* Begin Information supplied *
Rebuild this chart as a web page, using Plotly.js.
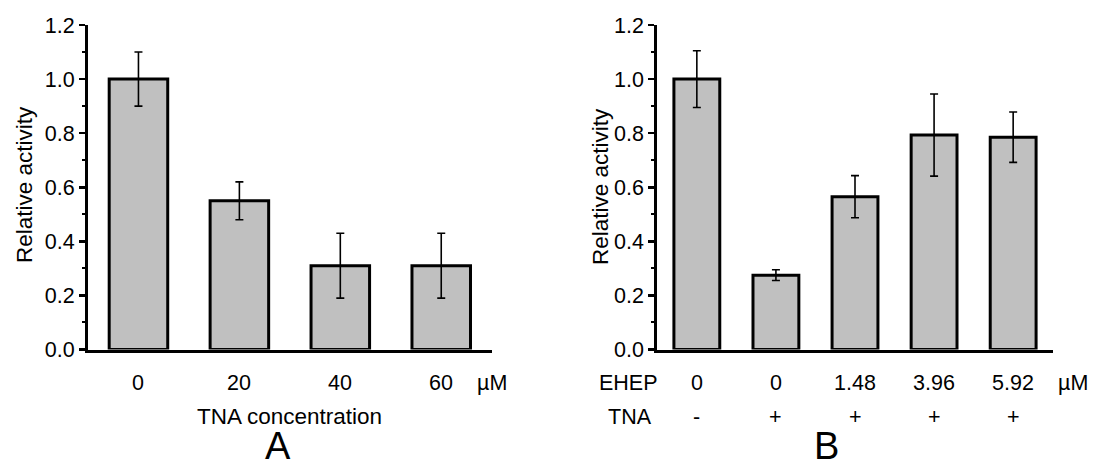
<!DOCTYPE html>
<html>
<head>
<meta charset="utf-8">
<script src="https://cdn.plot.ly/plotly-3.0.1.min.js"></script>
<style>html,body{margin:0;padding:0;background:#fff;}#chart{width:1108px;height:468px;}</style>
</head>
<body>
<div id="chart"></div>
<script>
// Panel A data
const tnaConc = ['0', '20', '40', '60'];
const activityA = [1.0, 0.55, 0.31, 0.31];
const errorA = [0.10, 0.07, 0.12, 0.12];

// Panel B data
const ehepConc = ['0', '0', '1.48', '3.96', '5.92'];
const tnaPresence = ['-', '+', '+', '+', '+'];
const activityB = [1.0, 0.275, 0.565, 0.793, 0.785];
const errorB = [0.105, 0.02, 0.078, 0.152, 0.093];

const W = 1108, H = 468;
const FONT = 'Liberation Sans, Arial, sans-serif';
const px = v => v / W;
const py = v => 1 - v / H;

const idxA = tnaConc.map((_, i) => i);
const idxB = ehepConc.map((_, i) => i);

const barStyle = {color: '#c0c0c0', line: {color: '#000', width: 3}};
const errStyle = (arr) => ({type: 'data', array: arr, visible: true, color: '#000', thickness: 1.6, width: 4});

const traces = [
  {type: 'bar', x: idxA, y: activityA, width: 0.58, marker: barStyle, error_y: errStyle(errorA), xaxis: 'x', yaxis: 'y', hoverinfo: 'skip'},
  {type: 'bar', x: idxB, y: activityB, width: 0.58, marker: barStyle, error_y: errStyle(errorB), xaxis: 'x2', yaxis: 'y2', hoverinfo: 'skip'}
];

const yAxisBase = {
  range: [0, 1.2], dtick: 0.2, tickformat: '.1f',
  showline: true, linewidth: 3, linecolor: '#000',
  ticks: 'outside', ticklen: 6, tickwidth: 2.5, tickcolor: '#000',
  minor: {dtick: 0.1, ticks: 'outside', ticklen: 3, tickwidth: 2, tickcolor: '#000'},
  showgrid: false, zeroline: false,
  tickfont: {family: FONT, size: 21.5, color: '#000'},
  domain: [py(349.5), py(25)]
};
const xAxisBase = {
  showline: true, linewidth: 3, linecolor: '#000',
  ticks: '', showticklabels: false, showgrid: false, zeroline: false
};

const lab = (size) => ({family: FONT, size: size, color: '#000'});
const TS = 21.5, TT = 22.5;
const annotations = [];
tnaConc.forEach((t, i) => annotations.push({xref: 'x', yref: 'paper', x: i, y: py(383), text: t, showarrow: false, font: lab(TS), xanchor: 'center', yanchor: 'middle'}));
annotations.push({xref: 'x', yref: 'paper', x: 3.5, y: py(383), text: 'µM', showarrow: false, font: lab(TS), xanchor: 'center', yanchor: 'middle'});
annotations.push({xref: 'x', yref: 'paper', x: 1.5, y: py(416.7), text: 'TNA concentration', showarrow: false, font: lab(TT), xanchor: 'center', yanchor: 'middle'});
annotations.push({xref: 'paper', yref: 'paper', x: px(278), y: 0, text: 'A', showarrow: false, font: lab(38), xanchor: 'center', yanchor: 'bottom', borderpad: 0});
annotations.push({xref: 'paper', yref: 'paper', x: px(25), y: py(185), text: 'Relative activity', textangle: -90, showarrow: false, font: lab(TT), xanchor: 'center', yanchor: 'middle'});

ehepConc.forEach((t, i) => annotations.push({xref: 'x2', yref: 'paper', x: i, y: py(383), text: t, showarrow: false, font: lab(TS), xanchor: 'center', yanchor: 'middle'}));
tnaPresence.forEach((t, i) => annotations.push({xref: 'x2', yref: 'paper', x: i, y: py(417), text: t, showarrow: false, font: lab(TS), xanchor: 'center', yanchor: 'middle'}));
annotations.push({xref: 'paper', yref: 'paper', x: px(628), y: py(383), text: 'EHEP', showarrow: false, font: lab(TS), xanchor: 'center', yanchor: 'middle'});
annotations.push({xref: 'paper', yref: 'paper', x: px(630), y: py(417), text: 'TNA', showarrow: false, font: lab(TS), xanchor: 'center', yanchor: 'middle'});
annotations.push({xref: 'paper', yref: 'paper', x: px(1073), y: py(383), text: 'µM', showarrow: false, font: lab(TS), xanchor: 'center', yanchor: 'middle'});
annotations.push({xref: 'paper', yref: 'paper', x: px(826), y: 0, text: 'B', showarrow: false, font: lab(38), xanchor: 'center', yanchor: 'bottom', borderpad: 0});
annotations.push({xref: 'paper', yref: 'paper', x: px(600), y: py(187), text: 'Relative activity', textangle: -90, showarrow: false, font: lab(TT), xanchor: 'center', yanchor: 'middle'});

const layout = {
  width: W, height: H,
  margin: {l: 0, r: 0, t: 0, b: 0, pad: 0},
  paper_bgcolor: '#fff', plot_bgcolor: '#fff',
  showlegend: false,
  font: {family: FONT, color: '#000'},
  xaxis: Object.assign({}, xAxisBase, {range: [-0.5, 3.5], domain: [px(88), px(491.7)], anchor: 'y'}),
  yaxis: Object.assign({}, yAxisBase, {anchor: 'x'}),
  xaxis2: Object.assign({}, xAxisBase, {range: [-0.5, 4.5], domain: [px(657.3), px(1052.7)], anchor: 'y2'}),
  yaxis2: Object.assign({}, yAxisBase, {anchor: 'x2'}),
  annotations: annotations
};

Plotly.newPlot('chart', traces, layout, {staticPlot: true, displayModeBar: false});
</script>
</body>
</html>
* End Information supplied *
What the task asks -> Pictures excluded, repeat exactly the lines from the top of the material through the line with "const errorA = [0.10, 0.07, 0.12, 0.12];", including both of those lines.

Result of the exercise ->
Rebuild this chart as a web page, using Plotly.js.
<!DOCTYPE html>
<html>
<head>
<meta charset="utf-8">
<script src="https://cdn.plot.ly/plotly-3.0.1.min.js"></script>
<style>html,body{margin:0;padding:0;background:#fff;}#chart{width:1108px;height:468px;}</style>
</head>
<body>
<div id="chart"></div>
<script>
// Panel A data
const tnaConc = ['0', '20', '40', '60'];
const activityA = [1.0, 0.55, 0.31, 0.31];
const errorA = [0.10, 0.07, 0.12, 0.12];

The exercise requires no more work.